Allies: Where are the WMDs?!

The Dems and the U.S. public may meekly accept the administration's ever-changing answers about Saddam's alleged weapons. But our foreign allies don't -- and the more the White House spins, the angrier they get.

May 30, 2003 | Democratic Party officials, with few exceptions, seem unconcerned with the fact that the U.S. government has not yet been able to locate any direct evidence of weapons of mass destruction in Iraq -- the declared reason for the war. But that fact is not going unnoticed by opposition parties in other countries whose leaders are allied with President Bush, especially in light of comments made Tuesday night by Defense Secretary Donald Rumsfeld allowing that WMD may never be found, which is an apparent contradiction to previous administration remarks on the subject.

Polls indicate that the American people care little that such discoveries have not been made. Bush administration officials thus continue to act as if none of this is an issue, while moving on to focus on other conflicts, like Iran and the Israel-Palestine peace process. But in nations allied with the U.S. -- from Australia to Denmark to Ireland to the U.K. -- opponents of the war are using Rumsfeld's remarks about the MIA WMD as evidence of duplicity by the Bush administration. It all creates a sort of parallel-universe feel, where other men in far-off lands suffer recriminations because of remarks made here.

On Tuesday night, British Prime Minister Tony Blair was flying to Kuwait to thank British troops for their war efforts when Rumsfeld was telling an audience at the Council on Foreign Relations that "it is also possible that [Iraqi leaders] decided that they would destroy [the WMD] prior to a conflict. We don't know what happened."

In the U.S. the comments seemed just part of a rolled-out talking points plan for Bush administration officials to back off their declared confidence that they would discover WMD, what White House spokesman Ari Fleischer referred to in April as "what this war was about." And there seemed little likelihood of recrimination from the American people, 41 percent of whom -- according to a recent poll by the Program on International Policy Attitudes -- believe or are unsure about whether the U.S. has already found WMD in Iraq. Moreover, according to a Fox News/Opinion dynamics poll from late May, 82 percent of the American people think that any WMD have been moved or destroyed, while only 10 percent think that there were no weapons to begin with. But abroad, Rumsfeld's remarks and those like them have been pounded upon by war opponents in countries that helped the U.S. fight the war.

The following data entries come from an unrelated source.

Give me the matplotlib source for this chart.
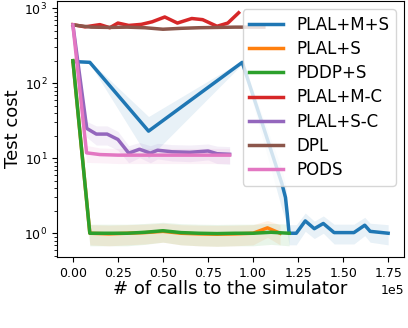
import numpy as np
import matplotlib
matplotlib.use("Agg")
import matplotlib.pyplot as plt

# x in number of simulator calls, y = test cost (mean, std)
x_mps = [0, 9400, 42000, 94000, 116000, 118000, 119000, 120000, 124000, 129000,
         134000, 139000, 145000, 156000, 162000, 165000, 175000]
y_mps = [195, 190, 23, 190, 4.6, 3.0, 1.8, 1.0, 1.0, 1.46,
         1.15, 1.35, 1.02, 1.02, 1.28, 1.06, 1.0]
s_mps = [5, 8, 13, 10, 2.5, 1.5, 0.8, 0.3, 0.3, 0.4,
         0.3, 0.35, 0.3, 0.3, 0.35, 0.3, 0.3]

x_ps = [0, 9400, 20000, 30000, 40000, 50000, 60000, 70000, 80000, 90000,
        100000, 108000, 115000]
y_ps = [200, 1.0, 0.98, 1.0, 1.02, 1.06, 1.0, 0.98, 0.97, 0.98, 1.0, 1.18, 1.0]
s_ps = [3, 0.3, 0.3, 0.3, 0.3, 0.3, 0.3, 0.3, 0.3, 0.3, 0.3, 0.3, 0.3]

x_pddp = [0, 9400, 20000, 30000, 40000, 50000, 60000, 70000, 80000, 90000,
          100000, 110000, 120000]
y_pddp = [200, 1.0, 1.0, 1.0, 1.03, 1.08, 1.02, 1.0, 0.99, 1.0, 1.0, 1.03, 1.0]
s_pddp = [3, 0.32, 0.32, 0.32, 0.32, 0.32, 0.32, 0.32, 0.32, 0.32, 0.32, 0.32, 0.32]

x_mc = [0, 6700, 15000, 20500, 25000, 31000, 38000, 44000, 51000, 58000,
        66000, 72000, 80000, 86000, 92000]
y_mc = [605, 565, 605, 550, 635, 590, 610, 660, 765, 635,
        730, 705, 575, 635, 870]
s_mc = [10, 20, 25, 20, 30, 25, 25, 30, 35, 30, 30, 30, 40, 35, 40]

x_sc = [0, 7700, 13000, 19000, 25000, 31000, 37000, 43000, 47000, 55000,
        65000, 75000, 80000, 87000]
y_sc = [600, 25, 21, 21, 17.8, 11.7, 13.2, 11.7, 12.8, 12.2,
        12.0, 12.5, 11.5, 11.3]
s_sc = [5, 6, 6, 6, 5, 3, 3, 3, 3, 3, 3, 3, 3, 3]

x_dpl = [0, 10000, 20000, 30000, 40000, 50000, 60000, 70000, 80000, 90000,
         100000, 106000]
y_dpl = [600, 560, 555, 560, 550, 525, 540, 550, 555, 560, 560, 560]
s_dpl = [5, 8, 8, 8, 8, 8, 8, 8, 8, 8, 8, 8]

x_pods = [0, 7600, 15000, 25000, 35000, 45000, 55000, 65000, 75000, 87000]
y_pods = [600, 11.8, 11.2, 11.0, 11.0, 11.0, 11.0, 11.0, 11.0, 11.0]
s_pods = [5, 3, 2.5, 2.5, 2.5, 2.5, 2.5, 2.5, 2.5, 2.5]

labels = ["PLAL+M+S", "PLAL+S", "PDDP+S", "PLAL+M-C", "PLAL+S-C", "DPL", "PODS"]
series = [(x_mps, y_mps, s_mps), (x_ps, y_ps, s_ps), (x_pddp, y_pddp, s_pddp),
          (x_mc, y_mc, s_mc), (x_sc, y_sc, s_sc), (x_dpl, y_dpl, s_dpl),
          (x_pods, y_pods, s_pods)]

fig = plt.figure(figsize=(4.08, 3.28), dpi=100)
ax = fig.add_axes([0.14, 0.216, 0.85, 0.781])

for i, (lab, (x, y, s)) in enumerate(zip(labels, series)):
    x = np.array(x)
    y = np.array(y)
    s = np.array(s)
    ax.plot(x, y, color=f"C{i}", lw=2.5, label=lab)
    ax.fill_between(x, np.maximum(y - s, 0.3), y + s, color=f"C{i}", alpha=0.1, lw=0)

ax.set_yscale("log")
ax.set_ylim(0.48, 1250)
ax.set_xlim(-8750, 183750)
ax.set_xticks(np.arange(0, 175001, 25000))
ax.ticklabel_format(axis="x", style="sci", scilimits=(0, 0))
ax.tick_params(labelsize=9)
ax.xaxis.get_offset_text().set_fontsize(9)
ax.set_xlabel("# of calls to the simulator", fontsize=13, labelpad=0)
ax.set_ylabel("Test cost", fontsize=13, labelpad=2)
ax.legend(loc="upper right", fontsize=12, labelspacing=0.37)

fig.savefig("out.png", dpi=100)
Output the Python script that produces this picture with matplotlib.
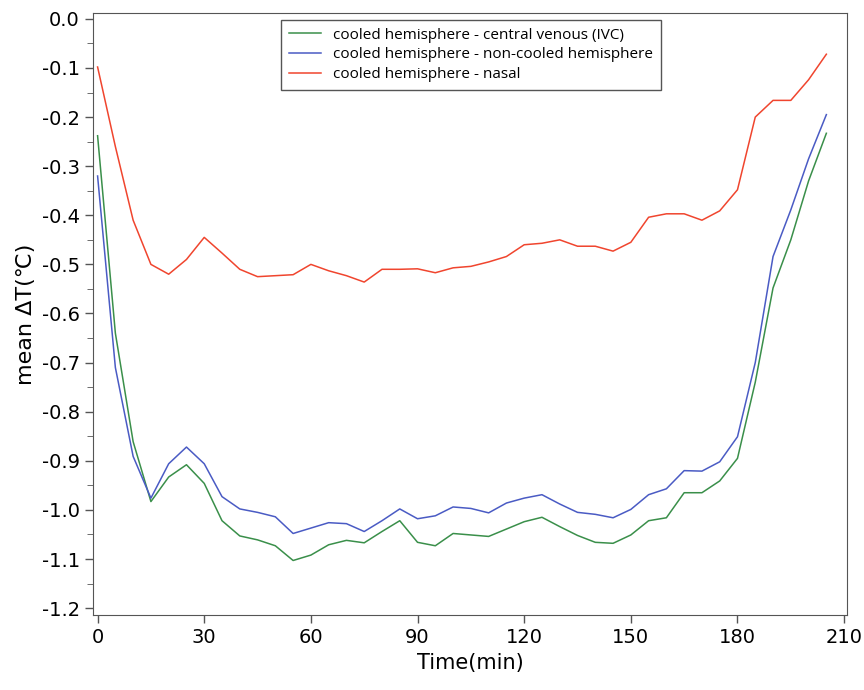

Further doubts about pending WMD discoveries -- fueled by Bush officials themselves -- have bubbled to the surface at an awkward time, and not just because of Blair taking his Basra victory lap. On Wednesday, CBS News reported that Col. Tim Madere, an unconventional-weapons specialist with the Army's V Corp, disputed U.S. intelligence claims about the site U.S. intelligence called Saddam's bunker on the night of March 20, thus launching an early attack with 40 Tomahawk missiles. "We looked real hard," Madere said. "We didn't find any bodies or bunkers." On Thursday, the BBC reported that members of British intelligence had serious questions about a dossier from Blair's office claiming that Iraq could launch a WMD attack with only 45 minutes' notice.

Since the Iraq war began and no evidence was immediately found to back up Vice President Dick Cheney's Aug. 26 pronouncement that "simply stated, there is no doubt that Saddam Hussein now has weapons of mass destruction," the administration has been back-pedaling. In his April interview with NBC's Tom Brokaw, for instance, President Bush lowered the bar, indicating that the U.S. was looking for evidence not of the weapons themselves but that despot Saddam Hussein "had a weapons of mass destruction program." The same day as the Brokaw interview, at an Abrams Army Tank plant in Lima, Ohio, Bush noted that "whether he destroyed them, moved them or hid them, we're going to find out the truth."

This has sufficed for those like Senate Minority Leader Tom Daschle, D-S.D., of the alleged opposition party, who told NBC on May 11 that he doesn't think the failure to find WMD would be damaging to U.S. credibility. "I think we've got to recognize that there were more than one goal here," Daschle said, as if reading from White House talking points. "One of the other goals was to remove a threat to this country, to remove a threat to the region, to remove a person who not only repressed and tortured his own people but clearly posed some serious problems throughout the world."